I think you are mostly correct. But the problem with Google's promo/perf process is that there has until very recently been the expectation that all employees eventually get to Level 5 (Senior Software Engineer). When I started it was outrightly stated that if you didn't get to this level within 5 years, you would probably end up getting, ehh... scrutinized.

They have since backpedaled on that, and now it's not an expectation. But you can imagine what kind of frustration this can lead to if you're continually passed up for promo to that level.


There's also the problem of comparing apples and oranges.

The lack of metrics is a problem. But the bigger problem is the interesting non-maintence-mode projects went from 0 to somewhere, or from 7 to 8 and a bit features' and that's a lot 'cooler'/'bottom-line demonstrable' than 'I made the thing break less often and less breakable and more understandable'.

It also says something that Google isn't measuring itself very well, although this is one anecdotal data point, I'm sure it's not the only one with the 'defrag' reference, relocation/churn etc. etc.
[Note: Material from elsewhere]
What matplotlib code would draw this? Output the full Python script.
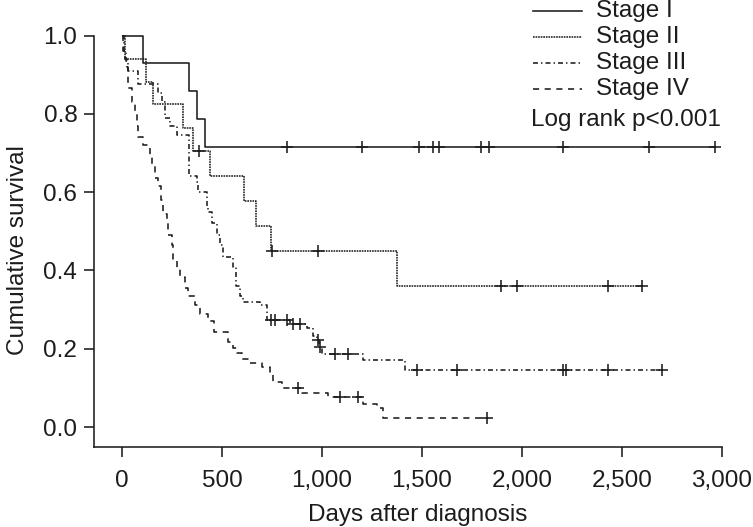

I also take issue with your documentation reference. The existing lack of documentation was probably caused by other Senior Software Engineers?


Yep.

At a certain level promotion is not about just doing something well. Funnily enough, his plans now are to go do other things (presumably well) without a particular sense of direction and hope that it works out.


"Writing documentation and fixing bugs is in fact not the bar for a senior software engineer."

That depends on difficulty and complexity of bugs you are fixing.